Cheongheo Hyujeong 清虛休靜 (Korean reading; Chinese Qīngxū Xiūjìng; 1520–1604), known universally in Korean tradition as Sŏsan Taesa 西山大師 (“Great Master of the West Mountain”); the single most influential Korean Buddhist figure of the mid-Chosŏn dynasty. Zì Rúxìn 汝信; multiple hào including Qīngxū 清虛 (“Clear-Empty”), Xīshān 西山, Xuányīng 玄應, and Tuìyǐn 退隱 (“Retreated-and-Concealed” — the hào used in the author-line of the Chán jiā guī jiàn KR6q0146). Imperial honours: Guóyī dù dà chánshī 國一都大禪師 (“Great Chán Master of National Uniqueness”) and Fúzōng fǔjiào pǔjì dēngjiē zūnzhě 扶宗拊教普濟登階尊者. Lay surname Cuī 崔, native of Wánshān 完山.
Dharma-heir of Yǐnān Línguān 隱庵靈觀 (DILA A031593) in the Korean Sŏn 朝鮮禪 lineage, which derives historically from the Chinese LínjìYángqí tradition via Koryŏ-period transmissions. Passed the sŭnggwa 僧科 state Sŏn examination and held the supreme ecclesiastical offices of the Chosŏn Buddhist institution.
Hyujeong is the principal Korean Buddhist figure of the Japanese Imjin War period (1592–1598): despite the Chosŏn state’s official anti-Buddhist Neo-Confucian ideology, Hyujeong rallied Buddhist monastic militia (“monk-soldiers” sŭngpyŏng 僧兵) to defend Korea against the Japanese invasion under Toyotomi Hideyoshi. The monastic militia’s military contribution under Hyujeong’s leadership contributed to the eventual Japanese defeat and restored Buddhism to a respected institutional position in late-Chosŏn Korean society.
Hyujeong’s doctrinal project was the synthetic integration of the full classical-Chinese Chán doctrinal inheritance — DàhuìZōnggǎo kànhuà chán, Hóngzhì Zhèngjué / Cáodòng silent-illumination, Yǒngmíng Yánshòu’s Chán-Pure-Land syncretism, Pojo Chinul’s dùnwù jiànxiū — into a unified Korean synthesis that became normative for subsequent Chosŏn Korean Buddhism and continues to shape the living Korean Chogye-order tradition.
Major works:
- Chán jiā guī jiàn 禪家龜鑑 (Korean Sŏn-ga kwi-gam) (KR6q0146, X63 n1255, 1 juan) — the foundational Chosŏn Sŏn doctrinal text; single most influential Korean-authored Buddhist text after Chinul’s KR6q0097 Xiū xīn jué;
- Sŏn-gyo kyŏl 禪教訣 (“Resolution of Sŏn and Jiào Doctrinal Teaching”) — companion text advocating Sŏn-Gyo integration;
- Sŏn-ga kwi-gam yŏk-chu 禪家龜鑑諺註 — vernacular-Korean annotated edition for general readers;
- Numerous yǔlù and occasional writings preserved in his Sŏsan sōn-jip 西山先集.

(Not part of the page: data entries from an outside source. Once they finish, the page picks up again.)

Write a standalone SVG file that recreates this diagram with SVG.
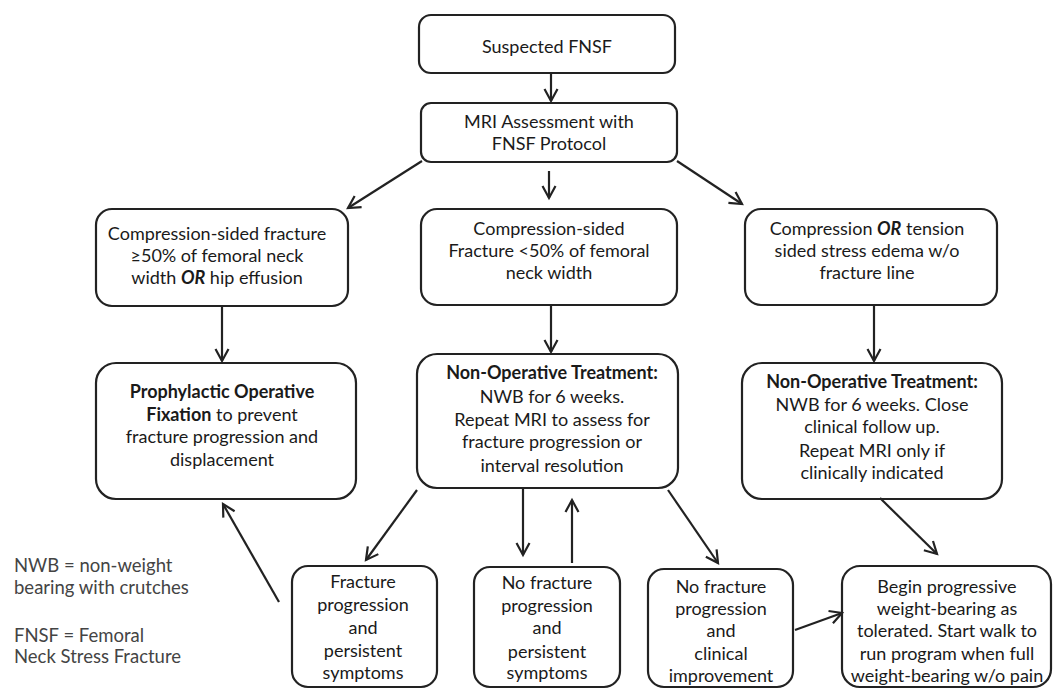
<svg xmlns="http://www.w3.org/2000/svg" width="1054" height="689" viewBox="0 0 1054 689">
<style>
.box{fill:#fff;stroke:#222;stroke-width:2.2}
.t{font-family:Lato,"Liberation Sans",sans-serif;font-size:18px;fill:#1a1a1a;text-anchor:middle}
.b{font-weight:bold}
.bi{font-weight:bold;font-style:italic}
.lg{font-family:Lato,"Liberation Sans",sans-serif;font-size:18.5px;fill:#444}
.c line{stroke:#222;stroke-width:2.2;marker-end:url(#ah)}
</style>
<defs>
<marker id="ah" markerUnits="userSpaceOnUse" markerWidth="16" markerHeight="16" refX="13" refY="8" orient="auto" viewBox="0 0 16 16">
<path d="M1,1.5 L13,8 L1,14.5" fill="none" stroke="#222" stroke-width="2.2"/>
</marker>
</defs>
<rect width="1054" height="689" fill="#fff"/>
<g id="n1"><rect class="box" x="419" y="15" width="256" height="58" rx="12"/>
<text class="t" x="547" y="53">Suspected FNSF</text></g>
<g id="n2"><rect class="box" x="421" y="103" width="256" height="59" rx="10"/>
<text class="t" x="549" y="128">MRI Assessment with</text>
<text class="t" x="549" y="150">FNSF Protocol</text></g>
<g id="n3"><rect class="box" x="96" y="209" width="252" height="97" rx="16"/>
<text class="t" x="217" y="240">Compression-sided fracture</text>
<text class="t" x="217" y="262">≥50% of femoral neck</text>
<text class="t" x="217" y="284">width <tspan class="bi">OR</tspan> hip effusion</text></g>
<g id="n4"><rect class="box" x="421" y="209" width="256" height="96" rx="16"/>
<text class="t" x="549" y="235">Compression-sided</text>
<text class="t" x="549" y="257">Fracture &lt;50% of femoral</text>
<text class="t" x="549" y="279">neck width</text></g>
<g id="n5"><rect class="box" x="745" y="209" width="252" height="96" rx="16"/>
<text class="t" x="867" y="235">Compression <tspan class="bi">OR</tspan> tension</text>
<text class="t" x="867" y="257">sided stress edema w/o</text>
<text class="t" x="867" y="279">fracture line</text></g>
<g id="n6"><rect class="box" x="96" y="363" width="260" height="136" rx="20"/>
<text class="t b" x="222" y="398">Prophylactic Operative</text>
<text class="t" x="222" y="421"><tspan class="b">Fixation</tspan> to prevent</text>
<text class="t" x="222" y="443">fracture progression and</text>
<text class="t" x="222" y="466">displacement</text></g>
<g id="n7"><rect class="box" x="417" y="354" width="261" height="134" rx="20"/>
<text class="t b" x="552" y="379">Non-Operative Treatment:</text>
<text class="t" x="552" y="403">NWB for 6 weeks.</text>
<text class="t" x="552" y="426">Repeat MRI to assess for</text>
<text class="t" x="552" y="448">fracture progression or</text>
<text class="t" x="552" y="472">interval resolution</text></g>
<g id="n8"><rect class="box" x="742" y="363" width="260" height="136" rx="20"/>
<text class="t b" x="872" y="388">Non-Operative Treatment:</text>
<text class="t" x="872" y="411">NWB for 6 weeks. Close</text>
<text class="t" x="872" y="433">clinical follow up.</text>
<text class="t" x="872" y="457">Repeat MRI only if</text>
<text class="t" x="872" y="479">clinically indicated</text></g>
<g id="n9"><rect class="box" x="292" y="566" width="145" height="121" rx="16"/>
<text class="t" x="363" y="588">Fracture</text>
<text class="t" x="363" y="611">progression</text>
<text class="t" x="363" y="634">and</text>
<text class="t" x="363" y="657">persistent</text>
<text class="t" x="363" y="679">symptoms</text></g>
<g id="n10"><rect class="box" x="474" y="567" width="146" height="120" rx="16"/>
<text class="t" x="547" y="589">No fracture</text>
<text class="t" x="547" y="612">progression</text>
<text class="t" x="547" y="634">and</text>
<text class="t" x="547" y="658">persistent</text>
<text class="t" x="547" y="679">symptoms</text></g>
<g id="n11"><rect class="box" x="648" y="569" width="145" height="118" rx="16"/>
<text class="t" x="721" y="593">No fracture</text>
<text class="t" x="721" y="615">progression</text>
<text class="t" x="721" y="637">and</text>
<text class="t" x="721" y="660">clinical</text>
<text class="t" x="721" y="682">improvement</text></g>
<g id="n12"><rect class="box" x="842" y="566" width="209" height="121" rx="18"/>
<text class="t" x="947" y="593">Begin progressive</text>
<text class="t" x="947" y="615">weight-bearing as</text>
<text class="t" x="947" y="637">tolerated. Start walk to</text>
<text class="t" x="947" y="660">run program when full</text>
<text class="t" x="947" y="682">weight-bearing w/o pain</text></g>
<g id="legend">
<text class="lg" x="14" y="572">NWB = non-weight</text>
<text class="lg" x="14" y="594">bearing with crutches</text>
<text class="lg" x="14" y="642">FNSF = Femoral</text>
<text class="lg" x="14" y="663">Neck Stress Fracture</text>
</g>
<g id="connectors" class="c">
<line x1="551" y1="73" x2="551" y2="101"/>
<line x1="549" y1="171" x2="549" y2="198"/>
<line x1="422" y1="161" x2="348" y2="208"/>
<line x1="677" y1="161" x2="742" y2="204"/>
<line x1="222" y1="306" x2="222" y2="361"/>
<line x1="551" y1="305" x2="551" y2="352"/>
<line x1="874" y1="305" x2="874" y2="361"/>
<line x1="417" y1="490" x2="366" y2="560"/>
<line x1="523" y1="489" x2="523" y2="555"/>
<line x1="572" y1="563" x2="572" y2="500"/>
<line x1="668" y1="490" x2="718" y2="563"/>
<line x1="880" y1="498" x2="937" y2="554"/>
<line x1="795" y1="630" x2="842" y2="613"/>
<line x1="279" y1="602" x2="223" y2="504"/>
</g>
</svg>
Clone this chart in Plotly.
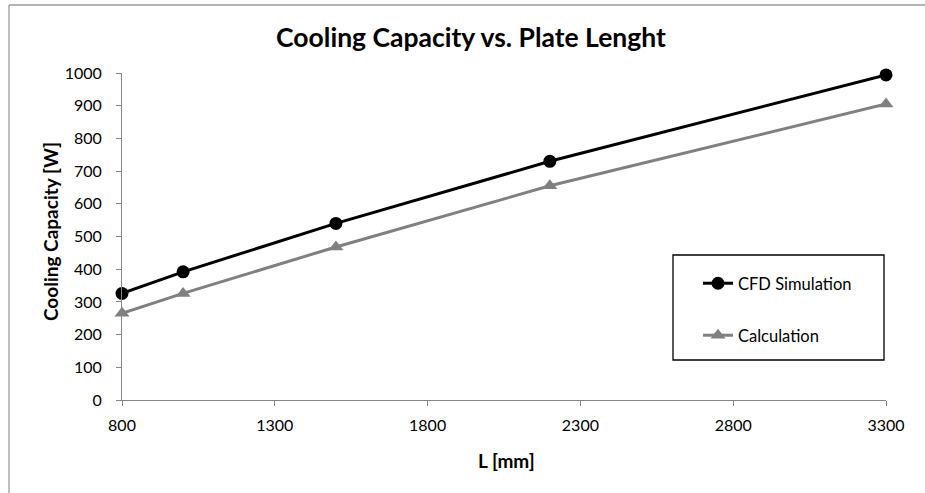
import plotly.graph_objects as go

# Plate length [mm]
plate_length = [800, 1000, 1500, 2200, 3300]
# Cooling capacity [W]
cfd_simulation = [326, 392, 540, 730, 994]
calculation = [265, 326, 468, 655, 905]

x_ticks = [800, 1300, 1800, 2300, 2800, 3300]
y_ticks = [0, 100, 200, 300, 400, 500, 600, 700, 800, 900, 1000]

FONT = "Lato"
AXIS_GRAY = "#868686"

fig = go.Figure()

fig.add_trace(go.Scatter(
    x=plate_length, y=cfd_simulation, name="CFD Simulation",
    mode="lines+markers",
    line=dict(color="#000000", width=3),
    marker=dict(symbol="circle", size=13, color="#000000"),
    cliponaxis=False, legend="legend",
))
fig.add_trace(go.Scatter(
    x=plate_length, y=calculation, name="Calculation",
    mode="lines+markers",
    line=dict(color="#808080", width=3),
    marker=dict(symbol="triangle-up", size=13, color="#808080"),
    cliponaxis=False, legend="legend2",
))

W, H = 925, 493
ML, MR, MT, MB = 122, 39, 73, 93
pw, ph = W - ML - MR, H - MT - MB


def px_x(p):
    return (p - ML) / pw


def px_y(p):
    return (H - MB - p) / ph


legend_common = dict(
    font=dict(family=FONT, size=16.5, color="#000000"),
    bgcolor="rgba(0,0,0,0)", borderwidth=0,
    xanchor="left", yanchor="top", itemsizing="trace",
)

fig.update_layout(
    width=W, height=H,
    margin=dict(l=ML, r=MR, t=MT, b=MB),
    paper_bgcolor="#ffffff", plot_bgcolor="#ffffff",
    font=dict(family=FONT, size=16, color="#000000"),
    title=dict(
        text="<b>Cooling Capacity vs. Plate Lenght</b>",
        font=dict(family=FONT, size=26.5, color="#000000"),
        x=471 / W, xanchor="center", y=1 - 38 / H, yanchor="middle",
    ),
    xaxis=dict(
        range=[800, 3300], tickvals=x_ticks, ticktext=[str(v) for v in x_ticks],
        showgrid=False, zeroline=False,
        showline=True, linecolor=AXIS_GRAY, linewidth=1,
        ticks="outside", ticklen=5, tickcolor=AXIS_GRAY,
        tickfont=dict(family=FONT, size=16, color="#000000"),
        ticklabelstandoff=6,
    ),
    yaxis=dict(
        range=[0, 1000], tickvals=y_ticks,
        showgrid=False, zeroline=False,
        showline=True, linecolor=AXIS_GRAY, linewidth=1,
        ticks="outside", ticklen=5, tickcolor=AXIS_GRAY,
        tickfont=dict(family=FONT, size=16, color="#000000"),
        ticklabelstandoff=11,
    ),
    legend=dict(x=px_x(698), y=px_y(266), **legend_common),
    legend2=dict(x=px_x(698), y=px_y(318), **legend_common),
    showlegend=True,
)

# Legend frame
fig.add_shape(type="rect", xref="paper", yref="paper",
              x0=px_x(673), x1=px_x(884), y0=px_y(360), y1=px_y(255),
              line=dict(color="#000000", width=1.3), fillcolor="rgba(0,0,0,0)")
# Outer chart frame: top and left edges
frame_line = dict(color="#9a9a9a", width=1.3)
fig.add_shape(type="line", xref="paper", yref="paper",
              x0=px_x(9), x1=px_x(W + 20), y0=px_y(5), y1=px_y(5), line=frame_line)
fig.add_shape(type="line", xref="paper", yref="paper",
              x0=px_x(9), x1=px_x(9), y0=px_y(5), y1=px_y(H + 20), line=frame_line)

# Axis titles
fig.add_annotation(text="<b>L [mm]</b>", xref="paper", yref="paper",
                   x=px_x(506), y=px_y(460), showarrow=False,
                   xanchor="center", yanchor="middle",
                   font=dict(family=FONT, size=19, color="#000000"))
fig.add_annotation(text="<b>Cooling Capacity [W]</b>", xref="paper", yref="paper",
                   x=px_x(50), y=px_y(232), showarrow=False, textangle=-90,
                   xanchor="center", yanchor="middle",
                   font=dict(family=FONT, size=19, color="#000000"))

fig.write_html("out.html")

Principal dharma-heirs include Samyeong Yujeong 四溟惟政 (1544–1610) — himself a celebrated monastic-military leader of the Imjin War — and Pyŏnyang Eongi 鞭羊彥機 (1581–1644), Soyŏ Taenung 逍遙太能 (1562–1649), and Jingmu Ilok 靜默一玉 (1562–1633), through whom Hyujeong’s synthesis defined the four main Sŏn gok 谷 (lineage-streams) of the late Chosŏn.
Died on Wànlì 32 (1604/5, precise date between 31 January 1604 and 17 February 1605), aged 85, chánlà (禪臘) 65.
Works in the Kanripo corpus: KR6q0146 Chán jiā guī jiàn only (his broader Korean-language and Chinese-language corpus is outside the KR6q division).
Per DILA A015785: birth 1520; death Wànlì 32 (1604/5); lay surname Cuī. Chosŏn Sŏn; Chinese-lineage affiliation LínjìYángqí.